O primeiro episódio da primeira temporada começa com a personagem Raquel, defendida por Letícia Colin, irritando-se com o barulho de uma serra elétrica que destrói uma árvore na casa ao lado. Ela se levanta e vai brigar com o vizinho, que é justamente o miliciano Sérgio.
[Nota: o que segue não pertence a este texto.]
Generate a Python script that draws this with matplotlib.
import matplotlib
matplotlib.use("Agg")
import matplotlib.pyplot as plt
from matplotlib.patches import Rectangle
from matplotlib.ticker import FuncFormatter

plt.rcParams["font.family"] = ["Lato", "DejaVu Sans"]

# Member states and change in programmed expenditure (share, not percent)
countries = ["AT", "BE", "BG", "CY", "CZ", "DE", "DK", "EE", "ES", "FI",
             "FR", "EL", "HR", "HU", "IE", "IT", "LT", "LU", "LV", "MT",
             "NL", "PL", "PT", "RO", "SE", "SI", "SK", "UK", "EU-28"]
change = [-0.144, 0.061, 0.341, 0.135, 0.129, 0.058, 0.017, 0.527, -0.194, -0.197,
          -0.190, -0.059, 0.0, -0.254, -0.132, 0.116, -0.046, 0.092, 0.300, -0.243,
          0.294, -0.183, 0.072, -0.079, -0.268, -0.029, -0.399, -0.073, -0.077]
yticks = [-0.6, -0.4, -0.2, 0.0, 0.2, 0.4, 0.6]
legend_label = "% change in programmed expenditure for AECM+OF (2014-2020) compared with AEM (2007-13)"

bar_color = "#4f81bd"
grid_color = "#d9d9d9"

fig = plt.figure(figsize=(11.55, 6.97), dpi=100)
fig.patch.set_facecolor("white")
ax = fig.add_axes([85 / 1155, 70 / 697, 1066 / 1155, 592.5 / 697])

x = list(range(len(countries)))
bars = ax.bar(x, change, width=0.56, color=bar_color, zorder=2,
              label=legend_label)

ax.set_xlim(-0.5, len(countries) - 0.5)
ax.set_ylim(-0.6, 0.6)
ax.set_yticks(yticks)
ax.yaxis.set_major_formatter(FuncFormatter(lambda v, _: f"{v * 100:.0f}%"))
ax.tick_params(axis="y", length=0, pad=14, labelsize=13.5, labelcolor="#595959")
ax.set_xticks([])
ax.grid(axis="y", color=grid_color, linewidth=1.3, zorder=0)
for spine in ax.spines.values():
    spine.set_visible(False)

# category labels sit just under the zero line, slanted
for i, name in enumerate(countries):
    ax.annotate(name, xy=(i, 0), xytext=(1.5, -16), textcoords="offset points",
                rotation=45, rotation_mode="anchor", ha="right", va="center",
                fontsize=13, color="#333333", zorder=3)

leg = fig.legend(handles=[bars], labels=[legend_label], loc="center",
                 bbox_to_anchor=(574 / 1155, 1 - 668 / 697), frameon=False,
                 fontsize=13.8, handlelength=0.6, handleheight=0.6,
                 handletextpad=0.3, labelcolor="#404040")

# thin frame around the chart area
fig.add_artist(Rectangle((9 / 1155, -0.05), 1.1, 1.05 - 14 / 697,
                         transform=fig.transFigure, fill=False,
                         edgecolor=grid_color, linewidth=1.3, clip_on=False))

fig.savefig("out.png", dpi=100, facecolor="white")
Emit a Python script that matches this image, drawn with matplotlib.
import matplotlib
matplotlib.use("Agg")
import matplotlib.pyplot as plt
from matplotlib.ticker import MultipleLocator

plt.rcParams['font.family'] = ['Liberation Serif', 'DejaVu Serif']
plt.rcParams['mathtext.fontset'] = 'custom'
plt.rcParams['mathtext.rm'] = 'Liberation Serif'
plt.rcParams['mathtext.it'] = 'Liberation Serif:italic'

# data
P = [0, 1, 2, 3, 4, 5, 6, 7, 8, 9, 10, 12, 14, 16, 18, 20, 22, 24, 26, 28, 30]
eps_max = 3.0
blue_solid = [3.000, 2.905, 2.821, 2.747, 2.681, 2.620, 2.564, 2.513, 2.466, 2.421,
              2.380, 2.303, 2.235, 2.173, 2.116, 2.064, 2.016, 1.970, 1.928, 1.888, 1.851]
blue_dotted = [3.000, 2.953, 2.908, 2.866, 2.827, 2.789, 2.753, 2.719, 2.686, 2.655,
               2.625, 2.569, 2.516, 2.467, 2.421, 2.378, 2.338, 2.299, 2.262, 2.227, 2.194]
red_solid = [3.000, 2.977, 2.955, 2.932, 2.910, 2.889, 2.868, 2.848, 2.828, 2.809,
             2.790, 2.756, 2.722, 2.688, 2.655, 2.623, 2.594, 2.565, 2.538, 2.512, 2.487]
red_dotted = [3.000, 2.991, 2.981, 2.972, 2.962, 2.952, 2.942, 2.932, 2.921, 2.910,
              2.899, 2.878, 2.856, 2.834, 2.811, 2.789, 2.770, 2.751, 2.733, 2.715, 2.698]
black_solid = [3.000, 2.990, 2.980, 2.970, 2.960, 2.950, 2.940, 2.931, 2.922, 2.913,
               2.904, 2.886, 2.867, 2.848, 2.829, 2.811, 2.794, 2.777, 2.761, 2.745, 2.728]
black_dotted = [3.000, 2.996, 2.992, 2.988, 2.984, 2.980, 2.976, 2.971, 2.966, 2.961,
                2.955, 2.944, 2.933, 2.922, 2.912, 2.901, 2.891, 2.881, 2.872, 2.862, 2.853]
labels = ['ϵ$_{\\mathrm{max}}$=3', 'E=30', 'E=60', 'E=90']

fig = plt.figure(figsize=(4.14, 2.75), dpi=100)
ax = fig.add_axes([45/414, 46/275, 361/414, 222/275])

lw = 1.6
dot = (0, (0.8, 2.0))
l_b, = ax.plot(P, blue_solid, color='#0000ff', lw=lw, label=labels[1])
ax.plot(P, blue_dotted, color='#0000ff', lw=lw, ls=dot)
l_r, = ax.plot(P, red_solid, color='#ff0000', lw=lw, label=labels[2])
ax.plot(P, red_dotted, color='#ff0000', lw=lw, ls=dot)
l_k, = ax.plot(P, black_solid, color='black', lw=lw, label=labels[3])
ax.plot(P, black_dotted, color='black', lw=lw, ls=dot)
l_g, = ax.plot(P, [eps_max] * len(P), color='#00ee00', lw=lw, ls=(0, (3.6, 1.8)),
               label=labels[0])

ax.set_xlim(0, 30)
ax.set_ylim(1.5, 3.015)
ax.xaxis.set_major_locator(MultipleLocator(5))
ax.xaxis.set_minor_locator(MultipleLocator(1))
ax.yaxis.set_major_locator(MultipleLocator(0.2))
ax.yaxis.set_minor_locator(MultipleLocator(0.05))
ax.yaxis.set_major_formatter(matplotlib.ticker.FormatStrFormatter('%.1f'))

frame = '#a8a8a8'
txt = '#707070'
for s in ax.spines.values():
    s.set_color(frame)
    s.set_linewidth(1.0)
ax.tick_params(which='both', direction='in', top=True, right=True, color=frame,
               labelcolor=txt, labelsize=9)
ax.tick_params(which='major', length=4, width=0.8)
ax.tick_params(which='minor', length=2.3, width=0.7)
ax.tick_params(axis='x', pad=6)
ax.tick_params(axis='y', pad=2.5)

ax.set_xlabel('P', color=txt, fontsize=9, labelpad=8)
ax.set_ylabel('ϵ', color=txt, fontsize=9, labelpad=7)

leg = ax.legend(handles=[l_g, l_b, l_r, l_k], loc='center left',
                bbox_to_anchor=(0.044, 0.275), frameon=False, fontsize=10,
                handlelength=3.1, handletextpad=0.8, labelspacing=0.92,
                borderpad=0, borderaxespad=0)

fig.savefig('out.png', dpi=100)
A atriz — um dos nomes mais robustos da atual safra —explicou a dinâmica da personagem que defende, uma evangélica de classe média alta. "Raquel vem para ser alguém à altura para o embate com o Sérgio, assim como a Cibele. Mas a função dela é provocar, incomodar, temer, trazer vulnerabilidade, porque ela se sente muito autorizada a dizer o que pensa. Os dois são muito diferentes, mas têm muita coisa em comum. A série mostra que ninguém é só uma coisa", observa.
Vingança
Completando o time de peso, Mariana Sousa Nunes e Luis Lobianco se juntam ao grupo. A atriz brasiliense surge como Maria, a enigmática nova moradora do condomínio onde Raquel vive com o marido Paulo (Sérgio Guizé) e comanda uma célula onde exerce sua influência religiosa. A nova personagem desponta como condutora de uma vingança e está acompanhada do filho Kevin (Cauê Campos), um jovem com quem tem uma relação conturbada, o que fica claro já no primeiro episódio.
"Mais uma vez, dou vida a uma mãe, acho que os diretores e produtores de elenco me veem com a mesma maternagem que meu psicanalista. Só que, desta vez, eu vivo uma mãe que não dialoga com o filho e, muitas vezes, parece não ter afeto por ele. É um contraponto da personagem da Adriana Esteves, que busca uma justiça motivada pela dor de uma mãe", conclui Mariana.